Lettre à un cœur neurodivergent : ton ECG* vivant
Il n’y a pas pire sensation que de se sentir incompris, perdu, stigmatisé, voire moqué, parce que le monde ne saisit pas qui vous êtes vraiment.
Et il n’y a pas de meilleure sensation que de se sentir submergé d’émotions en écoutant une musique, en lisant une phrase, en goûtant un plat… Ce qui est désagréable, ce n’est pas l’intensité, mais le regard des autres, incapables de la comprendre.
Passer des heures à faire ce que l’on aime, au point que plus rien n’existe autour… Certains y verront de l’entêtement, du fanatisme, voire de la folie. Ils ne sauront jamais que c’est simplement de l’hyperfocalisation.
Quel bonheur, aussi, d’entendre un seul mot et de voir se déployer en soi un feu d’artifice d’idées, jusqu’à s’endormir, vaincu mais heureux, face à cette richesse intérieure. Beaucoup y verront de la paresse, sans comprendre que c’est comme avoir appuyé sur le bouton d’un distributeur sans fin de pensées et de concepts.
J’ai entendu, de la part de ceux que je croyais être des amis : « On a tous un problème, ce n’est rien », « Tu vas voir une neuropsy, bien sûr qu’elle va te trouver un trouble ! ». J’ai aussi entendu, de la part de professionnels de santé : « Madame, vous êtes juste stressée, vous n’avez rien. ». Ça a été l'un des meilleurs moyens de me nier et de me faire culpabiliser. J'avais l'impression d'être dans la victimisation constante.
Jusqu’à ce que je tombe sur une psychologue qui s’avéra être une neuropsychologue. Je lui ai raconté avoir perdu une partie de mes courses – des choses encombrantes, bien visibles – et avoir dû refaire tous les trajets de ma journée pour les retrouver. Cette fois, c’était la goutte d’eau.
Elle m’a fait passer des tests. Le verdict : TDAH sévère avec hyperactivité.
Enfin, je comprenais.
Un psychiatre a confirmé le diagnostic. Puis est venu le temps du traitement. Mais celui qu’on me proposait contenait des composants qui réveillaient l’une de mes maladies auto-immunes.
Ce fut une contrainte… et une opportunité inouïe. Celle de devoir apprendre, par moi-même, à créer un écosystème de vie entièrement adapté à qui je suis.
J’ai commencé à m’observer, sans jugement, mais avec une lucidité nouvelle. J’ai pris conscience de l’ampleur des difficultés que je devais gérer au quotidien, en plus de mes deux compagnons immunitaires, la maladie de Crohn et la spondylarthrite ankylosante.

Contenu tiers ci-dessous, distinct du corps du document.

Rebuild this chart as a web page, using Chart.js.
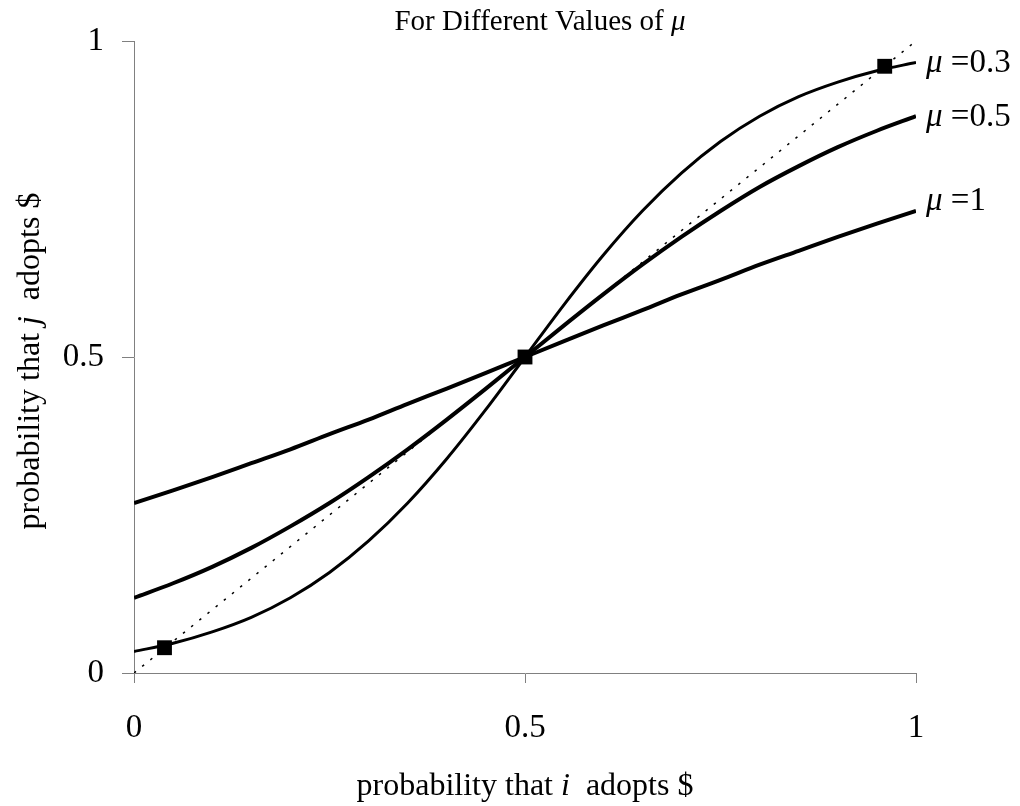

Mon émotivité, mon impulsivité, mon besoin impérieux de retrait après un contact social, mon appel au silence dans un monde trop bruyant, ce besoin, plus fort que chez d’autres, de dopamine sous peine de voir la procrastination m’engloutir…
Aujourd’hui, je me sens en phase. Heureuse. En accord profond avec celle que je suis. Je ne changerais pour rien au monde, même si, parfois, je m’épuise moi-même.
Notre monde de neurodivergents, est un monde de surprises, d’opportunités, de défis, de hauts et de bas. Mais c’est un monde vivant!! Un ECG* plat signifie qu’il n’y a plus de vie.
Chers neurodivergents, il ne vous reste qu’une seule chose à faire. Changer de Cap!
Soyez heureux d’avoir un ECG* « vivant ». Vous vibrerez toute votre vie.
Je vous souhaite une belle vie, Véronique C.